Some employees are nervous that they could lose their jobs if their agencies take a dim view of excessive credit card debt, unpaid parking tickets or restraining orders issued in divorce proceedings. Some employees also are concerned about the potential for identity theft if their personal information is stolen or lost from a database.
Charles Paidock, a vice president for the National Federation of Federal Employees in Chicago, said he has been asking: "Are innocent careers going to be damaged as a result of this?"
Federal officials said that the background checks are not new and that most federal employees undergo them when first hired and should have follow-up checks every few years. But, in a change, all contractors -- not just those involved in national security or who handle classified information -- must undergo the background check if they work in federal buildings or have access to federal computers.
Kathy Dillaman, who oversees investigative services at the Office of Personnel Management, said the information being collected is to determine whether a person meets certain character and conduct standards necessary for carrying out a government job and, where appropriate, for use in granting security clearances.
If the background check turns up information that may result in a firing or period of debarment from federal employment, the employee will have an opportunity to review the information and offer an explanation, she said.
Information collected about contract employees also is used by agencies to make so-called suitability determinations or to grant clearances. The information is not shared with the person's company for employment purposes, Dillaman said.
President Bush issued a directive in 2004 requiring a new ID card to help deter terrorists, criminals and computer hackers.
The cards, which resemble credit cards, are embedded with a computer chip that permits an exchange of data with another system.
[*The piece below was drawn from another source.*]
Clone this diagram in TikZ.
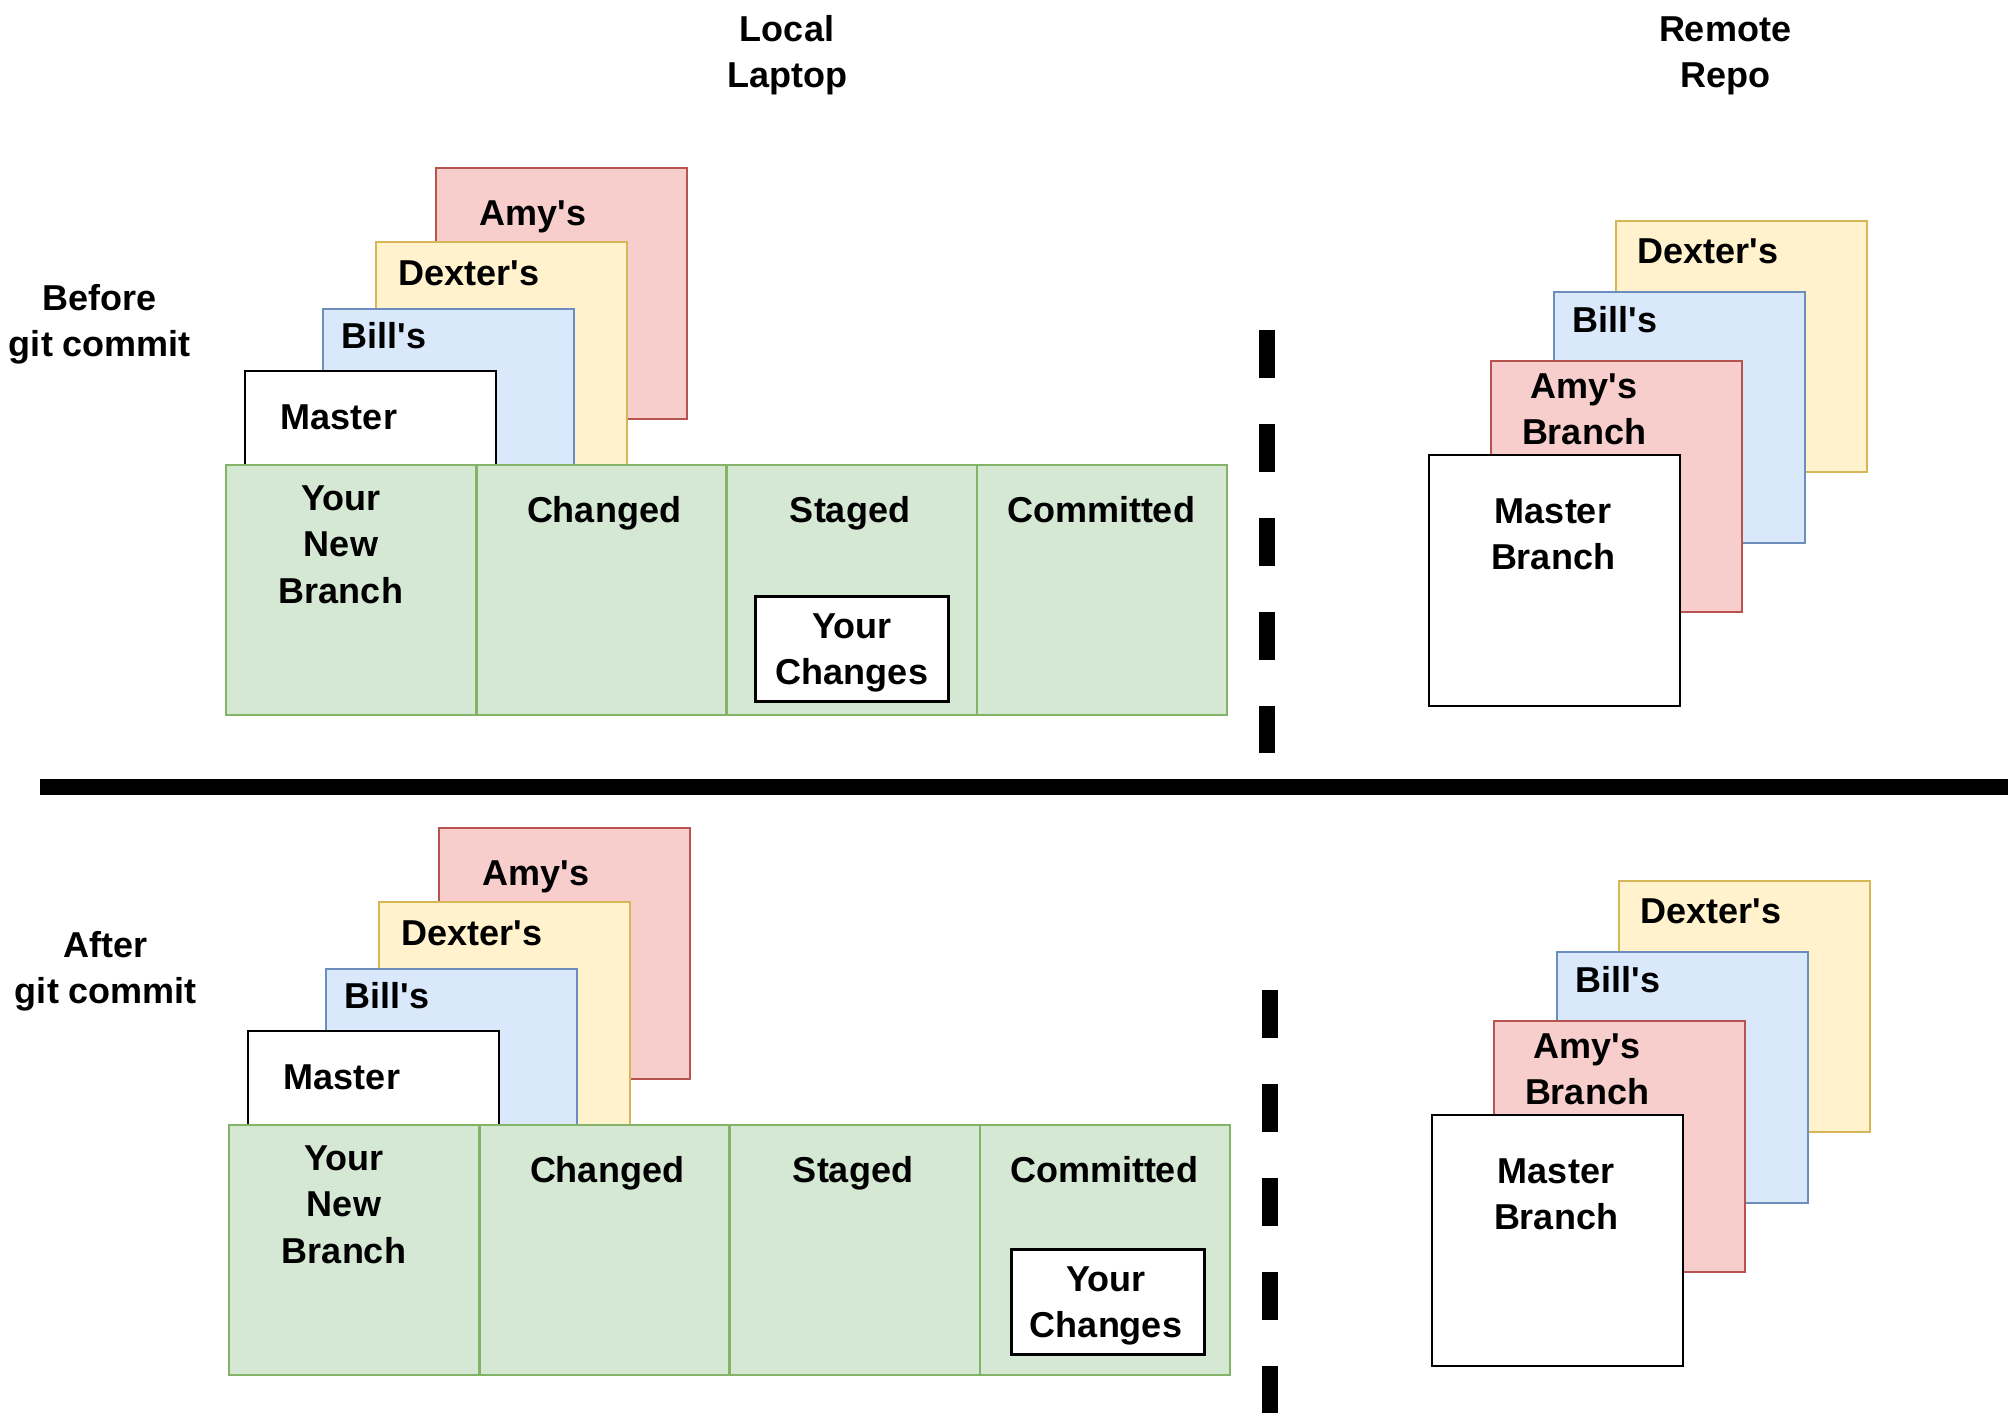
\documentclass[tikz,border=0pt]{standalone}
\usepackage{fontspec}
\setmainfont{Liberation Sans}
\definecolor{rfill}{HTML}{F8CECC}
\definecolor{rdraw}{HTML}{B85450}
\definecolor{yfill}{HTML}{FFF2CC}
\definecolor{ydraw}{HTML}{D6B656}
\definecolor{bfill}{HTML}{DAE8FC}
\definecolor{bdraw}{HTML}{6C8EBF}
\definecolor{gfill}{HTML}{D5E8D4}
\definecolor{gdraw}{HTML}{82B366}
\newcommand{\ap}{\textquotesingle}
\newcommand{\gitpanel}[3]{%
\begin{scope}[shift={(#2,#3)}]
  % local branches stack
  \node[redbox] (lamy#1) at (436,168) {};
  \node[yelbox, minimum height=223pt] (ldex#1) at (376,242) {};
  \node[bluebox, minimum height=156pt] (lbill#1) at (323,309) {};
  \node[whitebox, minimum height=94pt] (lmas#1) at (245,371) {};
  \node[txt] (tlamy#1) at (533,225) {Amy\ap s};
  \node[txt] (tldex#1) at (469,285) {Dexter\ap s};
  \node[txt] (tlbill#1) at (384,348) {Bill\ap s};
  \node[txt] (tlmas#1) at (339,429) {Master};
  % green row
  \node[cell] (cnew#1) at (226,465) {};
  \node[cell] (cchg#1) at (cnew#1.north east) {};
  \node[cell] (cstg#1) at (cchg#1.north east) {};
  \node[cell] (ccom#1) at (cstg#1.north east) {};
  \node[txt] (tnew#1) at (341,603) {Your\\New\\Branch};
  \node[txt] (tchg#1) at (604,522) {Changed};
  \node[txt] (tstg#1) at (850,522) {Staged};
  \node[txt] (tcom#1) at (1101,522) {Committed};
  % remote stack
  \node[yelbox] (rdex#1) at (1616,221) {};
  \node[bluebox] (rbill#1) at (1554,292) {};
  \node[redbox] (ramy#1) at (1491,361) {};
  \node[whitebox] (rmas#1) at (1429,455) {};
  \node[txt] (trdex#1) at (1708,263) {Dexter\ap s};
  \node[txt] (trbill#1) at (1615,332) {Bill\ap s};
  \node[txt] (tramy#1) at (1584,444.5) {Amy\ap s\\Branch};
  \node[txt] (trmas#1) at (1553,569.5) {Master\\Branch};
  % dashed separator
  \coordinate (dtop#1) at (1267,330);
  \coordinate (dbot#1) at (1267,753);
  \draw[dashline] (dtop#1) -- (dbot#1);
\end{scope}}
\begin{document}
\begin{tikzpicture}[x=1pt,y=-1pt,
  box/.style={draw, line width=2.5pt, minimum width=251pt, minimum height=251pt,
    anchor=north west, inner sep=0pt, outer sep=0pt},
  redbox/.style={box, fill=rfill, draw=rdraw},
  yelbox/.style={box, fill=yfill, draw=ydraw},
  bluebox/.style={box, fill=bfill, draw=bdraw},
  whitebox/.style={box, fill=white, draw=black},
  cell/.style={draw=gdraw, fill=gfill, line width=2.5pt, minimum width=250.25pt,
    minimum height=250pt, anchor=north west, inner sep=0pt, outer sep=0pt},
  ycbox/.style={draw=black, fill=white, line width=3pt, minimum width=193pt,
    minimum height=105pt, anchor=north west, inner sep=0pt, outer sep=0pt},
  txt/.style={font=\fontsize{36}{46.5}\selectfont\bfseries, align=center,
    inner sep=0pt, anchor=base, text=black},
  dashline/.style={line width=16pt, dash pattern=on 48pt off 46pt},
  sepline/.style={line width=16pt}
]
\fill[white] (0,0) rectangle (2016,1416);
\useasboundingbox (0,0) rectangle (2016,1416);

\node[txt] (local) at (787,87.5) {Local\\Laptop};
\node[txt] (remote) at (1725,87.5) {Remote\\Repo};
\node[txt] (before) at (100,356.5) {Before\\git commit};
\node[txt] (after) at (106,1003.5) {After\\git commit};

\gitpanel{A}{0}{0}
\gitpanel{B}{3}{660}

\node[ycbox] (ycA) at (755,596) {};
\node[txt] (tycA) at (852,684.5) {Your\\Changes};
\node[ycbox] (ycB) at (1011,1249) {};
\node[txt] (tycB) at (1106,1337.5) {Your\\Changes};

\coordinate (hl) at (40,787);
\coordinate (hr) at (2008,787);
\draw[sepline] (hl) -- (hr);
\end{tikzpicture}
\end{document}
In addition to building access, smart cards can be used to supplement passwords for logging on to computers, with users inserting the card into readers on their desktops.
Paidock said the union wants to make sure the smart-card program is administered fairly and without prejudice. "The issues are how far do they go, how aggressively do they do it," he said of the background checks.
The NASA scientists have written Reps. Rush D. Holt (D-N.J.) and Vernon J. Ehlers (R-Mich.) to express concern that the implementation of Bush's order "has created severe threats to the privacy rights of scientists and others, whether or not they are federal employees." A spokesman for Holt said the concerns raised by the scientists are being studied.
Agency spokesmen said they are doing as much as they can to be open about their procedures for implementing the smart-card requirements. "It is a change," said Bob Jacobs, a NASA spokesman. "The government changed after 9/11 and has implemented different levels of security."